Inrush current impact?

oldtimer

New Member
Joined
Jul 15, 2015
Messages
9 (0.00/day)
How damaging is the inrush current to the overall life of a power supply and can it create any collateral damage to the PC? Is there a threshold at which point damage is more likely to occur? I am looking at the Corsair RM1000i and the Corsair HX1000i. Overall the RM1000i looks like the better unit, however the inrush current in the RM1000i is over 10A higher than the HX1000i and had the 2nd highest inrush current in the 1000 watt (ish) comparison chart. I would like to go with the RM1000i, but the inrush current issue makes me nervous because I am not sure of the overall implications and don't want to fight with Corsair a couple years from now (and pay the shipping) to have a power supply repaired because of it. Any feedback is appreciated.
 
Sadly, the ATX Form Factor guide for PSUs is a bit vague on this.
3.1.1 Input Over Current Protection – REQUIRED
The power supply is required to incorporate primary fusing for input over current
protection to prevent damage to the power supply and meet product safety
requirements. Fuses should be slow-blow-type or equivalent to prevent nuisance trips.
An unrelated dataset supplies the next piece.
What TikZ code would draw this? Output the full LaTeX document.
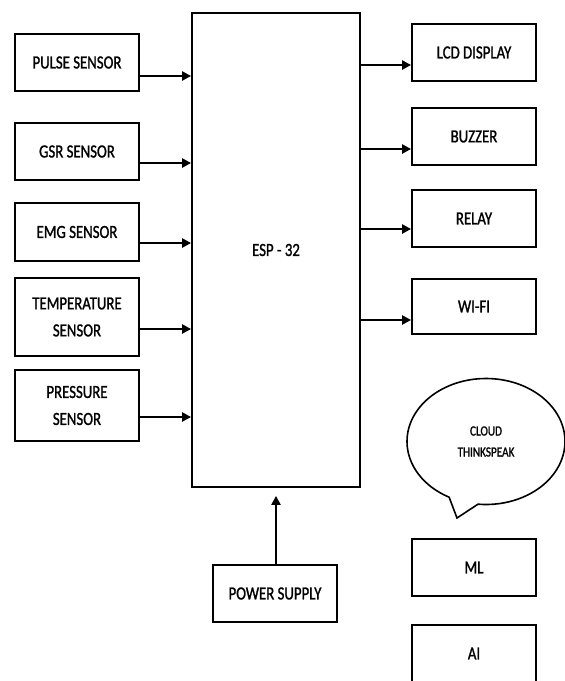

3.1.2 Inrush Current – REQUIRED
Maximum inrush current from power-on (with power-on at any point on the AC sine)
and including, but not limited to, three line cycles, shall be limited to a level below the
surge rating of the AC switch if present, bridge rectifier, and fuse components.
Repetitive ON/OFF cycling of the AC input voltage should not damage the power
supply or cause the input fuse to blow.

That said, I have seen other sites claim the ATX specification for inrush current must not exceed 50A at 230V and 100A at 115V but I have not seen that in any published ATX Form Factor document.

46A is higher most other monster PSUs. Do you really need that big of a PSU? Unless you are running multiple monster graphics cards, it is likely 1000W is way overkill.
 
Inrush current doesn't damage the PSU all that much. The problem of high inrush current is that it can trip circuit breakers.
 
46A is higher most other monster PSUs. Do you really need that big of a PSU? Unless you are running multiple monster graphics cards, it is likely 1000W is way overkill.

Bill, First off thank you for your service!!

Do I need 1000 watts currently? No. The thought was to leave a little headroom for added expansion or transfer to a different rig down the road. I am currently running an older i7 w/24 GB of RAM, 2 7200 rpm hard drives (and may add an SSD down the road), will be changing to an R9 390 8GB graphics card (once I have a new PSU in place, various peripherals, and will likely upgrade my motherboard and processer down the road which will probably include the addition of a liquid cooling system at that point. May upgrade fans as well. It seems like when I ran the calculator (sans new processor and liquid cooling) it was coming in as needing just over 800 watts so I figured a should get a little more than I need so I don't have to replace it again down the road in order to upgrade. Reasonable supposition or bad plan?
 
Last edited:
Inrush current doesn't damage the PSU all that much. The problem of high inrush current is that it can trip circuit breakers.

Good to know that it shouldn't thrash the PSU. This would definitely be the biggest PSU I have run. Is the 46A surge likely to be a problem?
 
I wouldn't worry about inrush current damaging anything. You're buying a decent brand and it's been designed to handle it.

I'll second buildzoid that the only potential issue is to possibly trip circuit breakers, but even that isn't all that likely.

All you need to concern yourself with is to buy a decent brand and model that's had good reviews. Seasonic make some of the best PSUs out there for example, although there are other really good brands too.
 
Bill, First off thank you for your service!!
Thanks! Much appreciated.

Still, even with the monster R9 390x, 850W would be more than enough. I only use the eXtreme PSU Calculator because I think it is the most accurate. But it still pads the results a bit.

Still, if you get a good 80 PLUS Gold, it will not matter if you go larger.

I do agree with buildzoid that the inrush current is not likely to hurt a quality PSU especially if you don't turn it on and off many times per day.